What happens when hardware tries to draw more power than power supply can provide

powerpower supply

As far as I understand, computers don't always draw the same amount of power from the power supply all the time. There are times when hard drives are on standby and not using as much as when they're spinning and graphics cards save power when not fully utilized.

What happens when, for example, you have 100 hard drives installed in a desktop tower (or a server rack) with let's say 1000 watt PSU, and they're all on standby, and then suddenly some process accesses all of the hard drives and spins them up, drawing more power than PSU can give?

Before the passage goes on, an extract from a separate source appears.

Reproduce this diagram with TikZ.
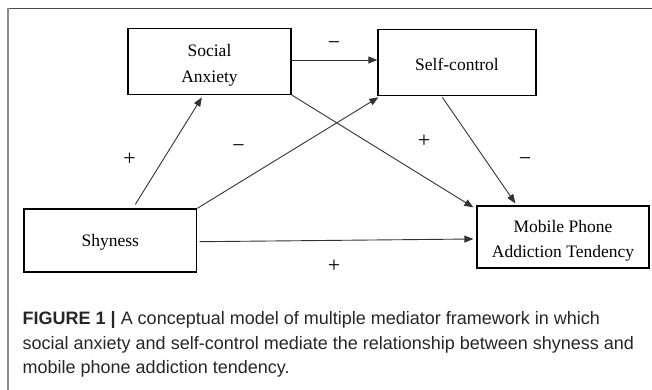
\documentclass[tikz,border=0pt]{standalone}
\usepackage{fontspec}
\setmainfont{Liberation Serif}
\newfontfamily\capfont{Liberation Sans}
\usetikzlibrary{arrows.meta}
\newcommand\topstrut[1]{\rule{0pt}{#1}}
\tikzset{
  box/.style={draw=black, line width=1.3pt, inner sep=0pt, align=center,
    font=\fontsize{17.5}{25.3}\selectfont},
  arr/.style={draw=black!80, line width=0.9pt, -{Triangle[length=9pt,width=7pt]}},
  sign/.style={font=\fontsize{22}{22}\selectfont, inner sep=0pt},
  captxt/.style={anchor=base west, inner sep=0pt, font=\capfont\fontsize{18}{24}\selectfont, text=black!85}
}
\begin{document}
\begin{tikzpicture}[x=1pt,y=-1pt]
\useasboundingbox (0,0) rectangle (652,390);
% frame
\draw[black!70, line width=1.5pt] (7.5,8.5) -- (652,8.5);
\draw[black!45, line width=2pt] (7.5,8.5) -- (7.5,390);
% boxes
\node[box, minimum width=163pt, minimum height=66pt] (SA) at (209.5,61.3) {\topstrut{20pt}Social\\Anxiety};
\node[box, minimum width=158pt, minimum height=66.4pt] (SC) at (457,62.5) {\topstrut{16pt}Self-control};
\node[box, minimum width=172.6pt, minimum height=63pt] (SH) at (110.3,240.5) {\topstrut{15pt}Shyness};
\node[box, minimum width=172pt, minimum height=62pt] (MP) at (563,237) {\topstrut{20pt}Mobile Phone\\Addiction Tendency};
% arrows
\draw[arr] ([yshift=1.3pt]SA.east) -- ([yshift=1.3pt]SA.east -| SC.west);
\draw[arr] ([xshift=112pt,yshift=4pt]SH.north west) -- ([xshift=74.5pt,yshift=-2.4pt]SA.south west);
\draw[arr] (SH.north east) -- ([xshift=1pt,yshift=-1pt]SC.south west);
\draw[arr] (SA.south east) -- ([xshift=-3pt,yshift=-2pt]MP.north west);
\draw[arr] ([xshift=65pt,yshift=-1pt]SC.south west) -- ([xshift=39pt,yshift=2pt]MP.north west);
\draw[arr] ([xshift=2.3pt,yshift=-1.2pt]SH.east) -- ([xshift=-3pt,yshift=-2pt]MP.west);
% signs
\node[sign] (s1) at (334,46) {−};
\node[sign] (s2) at (129.5,159.3) {+};
\node[sign] (s3) at (238.5,148.3) {−};
\node[sign] (s4) at (424,141.7) {+};
\node[sign] (s5) at (525,162) {−};
\node[sign] (s6) at (334,266.7) {+};
% caption
\node[captxt] (c1) at (22.5,324.5) {\textbf{FIGURE 1 |} A conceptual model of multiple mediator framework in which};
\node[captxt] (c2) at (22.5,349) {social anxiety and self-control mediate the relationship between shyness and};
\node[captxt] (c3) at (22.5,373.5) {mobile phone addiction tendency.};
\end{tikzpicture}
\end{document}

Is there some signal that hard drives send when they think they're not getting enough power? Or does each individual hardware piece ask the PSU if it can provide it X watts of power, and it may say "no, I don't have that available"? Does the motherboard decide if it can negotiate this power request and safely avoid sudden power loss and instant shutdown? Or is the standard protocol in this case to drop dead without trying to avoid this problem?

From my experience with my desktop and a few hard drives and a low power 350W PSU, it would instantly shut down if 5 hard drives were all trying to spin up at the same time. Nothing bad happened, fortunately, but I'd like to know if instant shutdown is an expected and planned reaction of hardware pieces, or just the motherboard (or PSU) freaking out and disabling everything unexpectedly.

To clarify my question: What I'm interested in is why the common result is system shutdown instead of a safe denial of power to the device which would overload the system? USB power management protects against such a scenario, so why doesn't SATA/Molex power cable management logic not have this (or if it does, why it so commonly fails)?


Update after seeing some answers: I'm really surprised there isn't some sort of power management logic built into PSUs like motherboards have for managing USB power distribution. That's what I got from the answers so far. If you know something that says otherwise, please share as an answer.

Best Answer

From an electronics standpoint, once the current drawn from a supply exceeds the supply capacity then the output voltage will suddenly drop. The electronics that requires a particular voltage to work will simply turn off. This is effectively a power brownout.

In the best case, the power supply detects this overload condition and holds itself off for some period of time or tests to see if the load is still there in a safe fashion, holding the power output off until the load is gone.

In the worst case the power supply goes into constant turn-on and brownout cycles and potentially kills itself or one or more of the devices connected.

There is no provision for devices to "request" more power from a power supply except in intelligent devices like USB where power availability was a concern to begin with. A system power supply has absolutely no intelligent electronics.